Consistency in Parenting
By
Raymond J. Corsini, Ph.D.

Senior Counselor Family Education Centers of Hawaii
From FAS Newsletter, Volume III, Number 3, 1993

All parents make mistakes. Some are minor and some are major. Some ways of operating are difficult to change and some ways are fairly easy. One of the easy ways that generally occurs readily is the issue of Consistency.

What is inconsistency and what problems does it create?

Inconsistency is behavior by parents that generates confusion in the mind of the child, makes him or her unsure of what will happen, generates insecurity, rebellion, lack of confidence, and even fear of the inconsistent parent.

While consistent poor parenting is bad, such as always neglecting or punishing children, and while good parenting is good, most problems in most families are neither consistent bad or consistent good parenting but unpredictable variations. So, the goal of parenting should be to be a good parent consistently, or as consistently as possible.

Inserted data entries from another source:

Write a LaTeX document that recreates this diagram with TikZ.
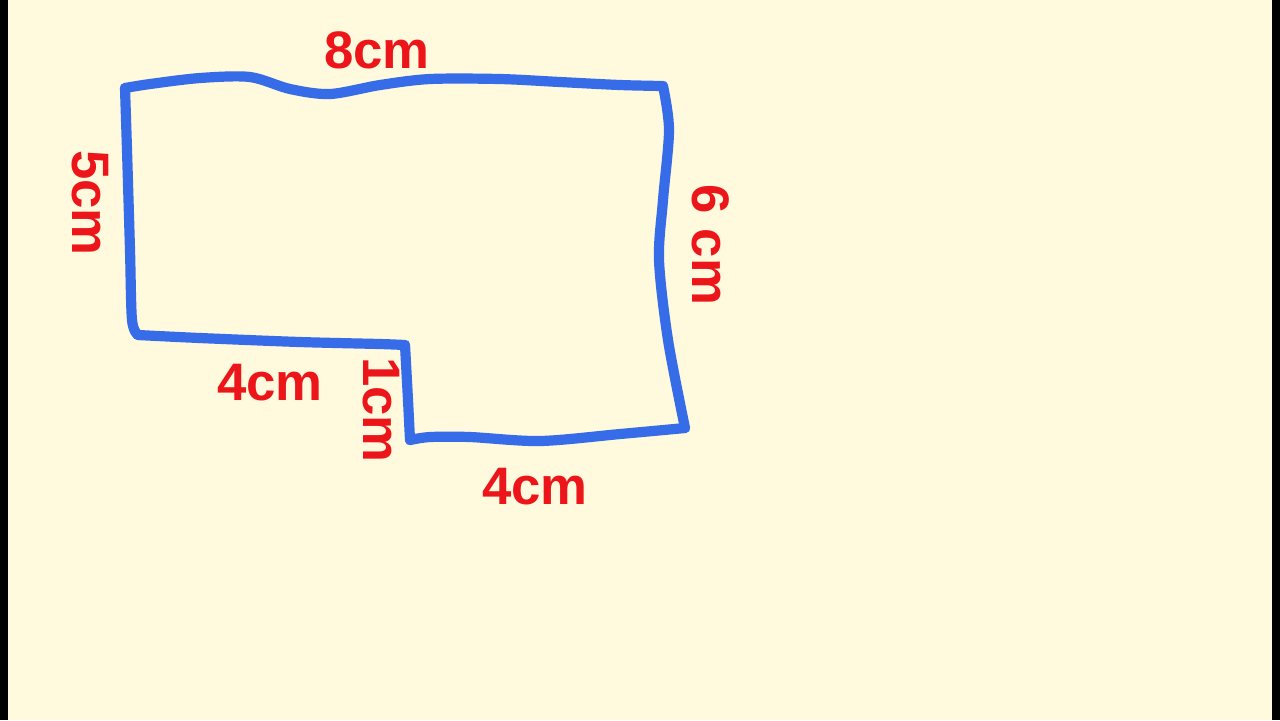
\documentclass[tikz,border=0pt]{standalone}
\usepackage{fontspec}
\setmainfont{Liberation Sans}
\definecolor{bgcream}{RGB}{255,249,222}
\definecolor{penblue}{RGB}{55,108,232}
\definecolor{penred}{RGB}{236,22,26}
\tikzset{
  outline/.style={draw=penblue, line width=2.9pt, line join=round, line cap=round},
  lbl/.style={text=penred, font=\bfseries\fontsize{15}{15}\selectfont, inner sep=0pt},
}
\begin{document}
\begin{tikzpicture}[x=0.01cm, y=-0.01cm]
\useasboundingbox (0,0) rectangle (1280,720);
\fill[bgcream] (0,0) rectangle (1280,720);
\fill[black] (0,0) rectangle (8,720);
\fill[black] (1272,0) rectangle (1280,720);
% corners
\coordinate (tl) at (125,88);
\coordinate (tr) at (663,86);
\coordinate (br) at (685,428);
\coordinate (bm) at (410,440);
\coordinate (im) at (405,345);
\coordinate (bl) at (138,335);
\draw[outline] plot[smooth, tension=0.5] coordinates {(tl) (150,84) (200,78) (250,77) (290,89) (330,94) (380,85) (430,79) (500,79) (560,82) (620,85) (tr)};
\draw[outline] plot[smooth, tension=0.5] coordinates {(tr) (669,130) (663,200) (659,260) (668,340) (br)};
\draw[outline] plot[smooth, tension=0.5] coordinates {(br) (620,434) (540,441) (470,437) (430,437) (bm)};
\draw[outline] (bm) -- (408,400) -- (im);
\draw[outline] plot[smooth, tension=0.5] coordinates {(im) (380,344) (300,342) (200,338) (bl)};
\draw[outline] plot[smooth, tension=0.5] coordinates {(bl) (132,320) (130,250) (127,150) (tl)};
% labels
\node[lbl] (top) at (377,50) {8cm};
\node[lbl, rotate=-90] (left) at (90,203) {5cm};
\node[lbl, rotate=-90] (right) at (711,245) {6 cm};
\node[lbl] (lower) at (270,383) {4cm};
\node[lbl, rotate=-90] (step) at (381,410) {1cm};
\node[lbl] (bottom) at (535,487) {4cm};
\end{tikzpicture}
\end{document}
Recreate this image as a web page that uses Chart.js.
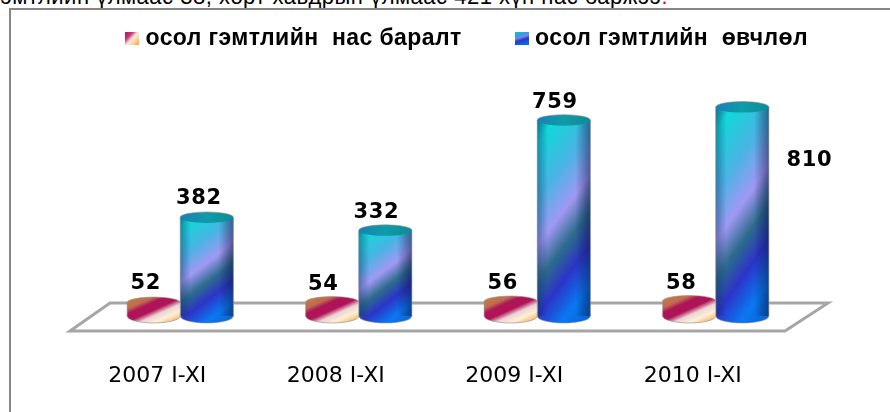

To give an example. I believe that certain behaviors of children are none of the parents’ business. And by that I mean what they eat, how much they eat, how much they sleep, when and where, and even whether or not they do their homework. Parents should, of course, encourage their children to listen to them. But for a child to listen to her parents, the child has to trust the parents. If a child has inconsistent parents who he can not trust, then the message will be heard but not believed, accepted, or acted upon. As the saying goes, communication should be on the same level, that is two people communicating not up or down but on the same line.

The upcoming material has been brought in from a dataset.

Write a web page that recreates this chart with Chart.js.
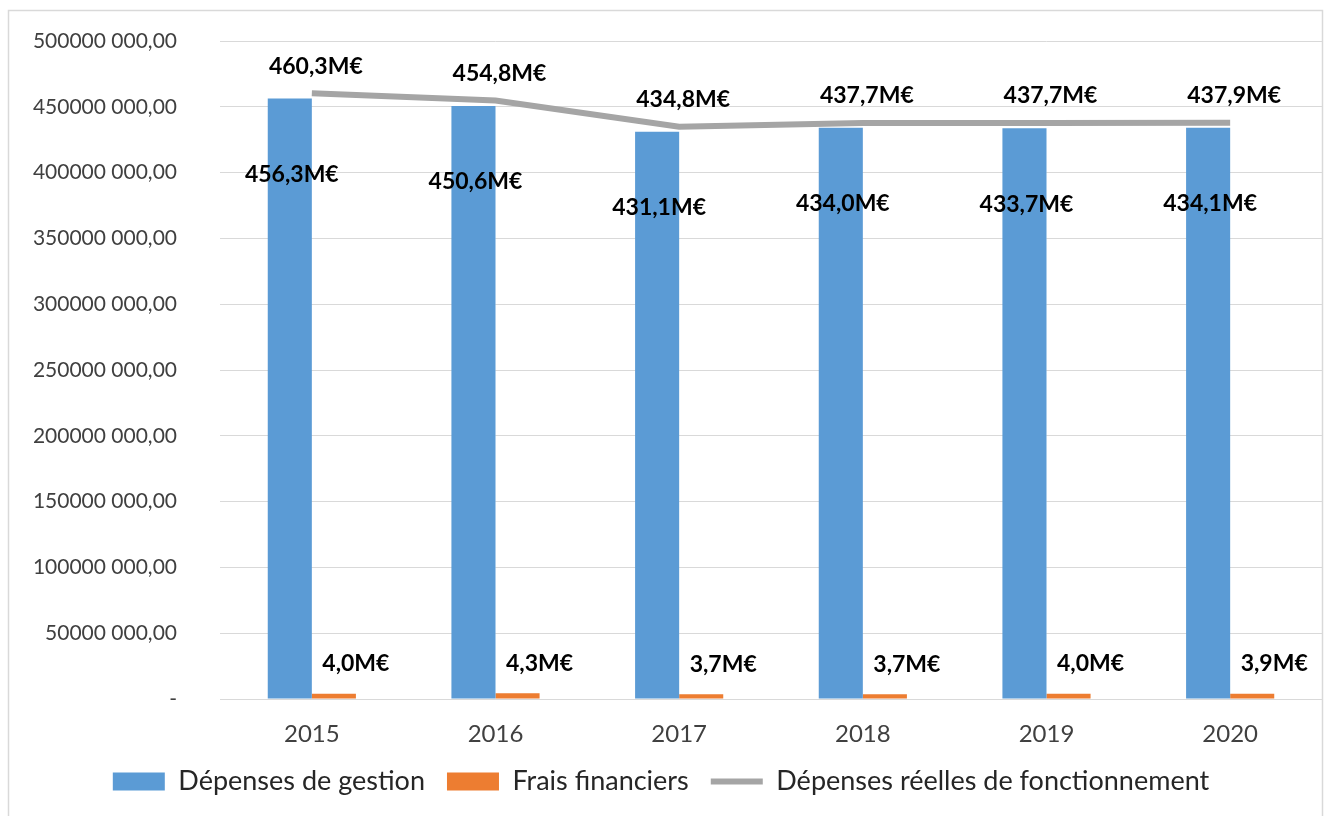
<!DOCTYPE html>
<html>
<head>
<meta charset="utf-8">
<script src="https://cdn.jsdelivr.net/npm/chart.js@4/dist/chart.umd.min.js"></script>
<style>
  html, body { margin: 0; padding: 0; background: #fff; }
  #wrap { width: 1327px; height: 816px; }
</style>
</head>
<body>
<div id="wrap"><canvas id="chart" width="1327" height="816"></canvas></div>
<script>
// DATA
const years = ["2015", "2016", "2017", "2018", "2019", "2020"];
const depensesGestion = [456.3, 450.6, 431.1, 434.0, 433.7, 434.1];   // M€
const fraisFinanciers = [4.0, 4.3, 3.7, 3.7, 4.0, 3.9];               // M€
const depensesReelles = [460.3, 454.8, 434.8, 437.7, 437.7, 437.9];   // M€
const seriesNames = ["Dépenses de gestion", "Frais financiers", "Dépenses réelles de fonctionnement"];

const toEuros = arr => arr.map(v => v * 1000000);
const fmtM = v => (v / 1000000).toFixed(1).replace(".", ",") + "M€";

// y tick format like "450000 000,00"
const fmtTick = (v) => {
  if (v === 0) return "-";
  const thousands = Math.floor(v / 1000);
  const rest = String(v % 1000).padStart(3, "0");
  return thousands + " " + rest + ",00";
};

const FONT = "Lato, 'Liberation Sans', sans-serif";

// frame around the chart
const framePlugin = {
  id: "frame",
  beforeDraw(chart) {
    const ctx = chart.ctx;
    ctx.save();
    ctx.fillStyle = "#fff";
    ctx.fillRect(0, 0, chart.width, chart.height);
    ctx.strokeStyle = "#d9d9d9";
    ctx.lineWidth = 1.5;
    ctx.strokeRect(8.5, 10.5, 1314, 830);
    ctx.restore();
  }
};

// value labels
const labelsPlugin = {
  id: "valueLabels",
  afterDatasetsDraw(chart) {
    const ctx = chart.ctx;
    ctx.save();
    ctx.font = "bold 23px " + FONT;
    ctx.fillStyle = "#000";
    ctx.textAlign = "center";
    ctx.textBaseline = "middle";
    chart.data.datasets.forEach((ds, di) => {
      const meta = chart.getDatasetMeta(di);
      meta.data.forEach((el, i) => {
        const txt = fmtM(ds.data[i]);
        if (di === 0) {
          ctx.fillText(txt, el.x + 2, el.y + 76);
        } else if (di === 1) {
          ctx.fillText(txt, el.x + 22, el.y - 30);
        } else {
          ctx.fillText(txt, el.x + 4, el.y - 27);
        }
      });
    });
    ctx.restore();
  }
};

new Chart("chart", {
  type: "bar",
  data: {
    labels: years,
    datasets: [{
      label: seriesNames[0],
      data: toEuros(depensesGestion),
      backgroundColor: "#5b9bd5",
      order: 1
    }, {
      label: seriesNames[1],
      data: toEuros(fraisFinanciers),
      backgroundColor: "#ed7d31",
      order: 1
    }, {
      type: "line",
      label: seriesNames[2],
      data: toEuros(depensesReelles),
      borderColor: "#a5a5a5",
      backgroundColor: "#a5a5a5",
      borderWidth: 6,
      pointRadius: 0,
      tension: 0,
      order: 0
    }]
  },
  options: {
    responsive: false,
    animation: false,
    layout: { padding: { top: 41, right: 5, bottom: 11, left: 0 } },
    datasets: {
      bar: { categoryPercentage: 0.48, barPercentage: 1 }
    },
    scales: {
      x: {
        afterFit: (scale) => { scale.height = 47; },
        grid: { display: false },
        border: { display: true, color: "#d9d9d9" },
        ticks: { color: "#404040", font: { family: FONT, size: 24 }, padding: 13 }
      },
      y: {
        min: 0,
        max: 500000000,
        afterFit: (scale) => {
          scale.width = 220;
          scale.paddingTop = 0;
          scale.paddingBottom = 0;
        },
        grid: { color: "#d9d9d9", drawTicks: false },
        border: { display: false },
        ticks: {
          stepSize: 50000000,
          color: "#404040",
          padding: 43,
          font: { family: FONT, size: 21 },
          callback: (v) => fmtTick(v)
        }
      }
    },
    plugins: {
      tooltip: { enabled: false },
      legend: {
        position: "bottom",
        labels: {
          color: "#262626",
          font: { family: FONT, size: 27 },
          usePointStyle: true,
          pointStyleWidth: 52,
          boxHeight: 18,
          padding: 22,
          sort: (a, b) => a.datasetIndex - b.datasetIndex,
          generateLabels: (chart) => {
            const items = Chart.defaults.plugins.legend.labels.generateLabels(chart);
            return items.map(it => {
              if (it.datasetIndex === 2) {
                it.pointStyle = "line";
                it.lineWidth = 6;
                it.strokeStyle = "#a5a5a5";
              } else {
                it.pointStyle = "rect";
                it.lineWidth = 0;
              }
              return it;
            });
          }
        }
      }
    }
  },
  plugins: [framePlugin, labelsPlugin]
});
</script>
</body>
</html>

Say, for example, that you believe the unbelievable, that you should NEVER ask about school homework, never check homework, never call a teacher to find out whether homework was called for, never help a child (that is to do it for her) with her homework. You finally agree that a child should learn to be responsible and that the logical consequences of irresponsibility will come from the proper source, in this case the teacher, and the natural consequences will come directly to the child from poor grades or even flunking.

And so, you keep out of the way of schooling.

But say that some other mother calls you irresponsible for taking this action and now you change, or that you mother-in-law tells you to do your child’s homework or that a teacher complains to you that the child does not bring in her homework and you submit and get involved with criticisms, advice, threats and even punishment.

The change from one modality to another is upsetting. Or if a child begs for more money, something you give more than the allowance and something you don’t. Or you allow your child to stay up late sometimes and sometimes you don’t. All such variations that have no rhyme or reason for the child, are examples of inconsistency. A very common form is saying NO and then after a number of NOs on your part, you decide to give in and say YES but….and then you set some limit.

I am not advising rigidity, but rather basing your behavior and decisions on the basis of some logic, that you should share with your child. “Why?” you are asked when you refuse a request. And then you can say “Because it is now raining” or “Because I have no extra money to give you” or “Because tomorrow we have to get up early and I need my sleep.” But the reason should always be an honest one.

By your acting in a logical and loving manner, not making fast decisions just to show your power, you are teaching your child self-confidence as well as confidence in you. Always keep your word. If you say to a child, “Do that and I will break your leg” live up to your threat and face going to jail and losing the love of your child in the interest of consistency, but much better would be never to make a threat you are not willing to follow up—and if you make one, keep it. Thus, you have warned your child if he does something you will take him home. He does this, and you IN ABSOLUTE SILENCE carry out your threat and take him home—you promised some action if he acted in a certain way, you are sure that he heard you—he tested you—and you, despite the pleas of the hostess to let him stay you take him home IN ABSOLUTE SILENCE to let him ponder the issue of your consistency relative to his delinquent behavior. One or two of such behaviors will train almost all normal children. I needed about three to four of such consistent behaviors by my mother, and finally I caught on. But then, as those who know me, I am still a difficult person.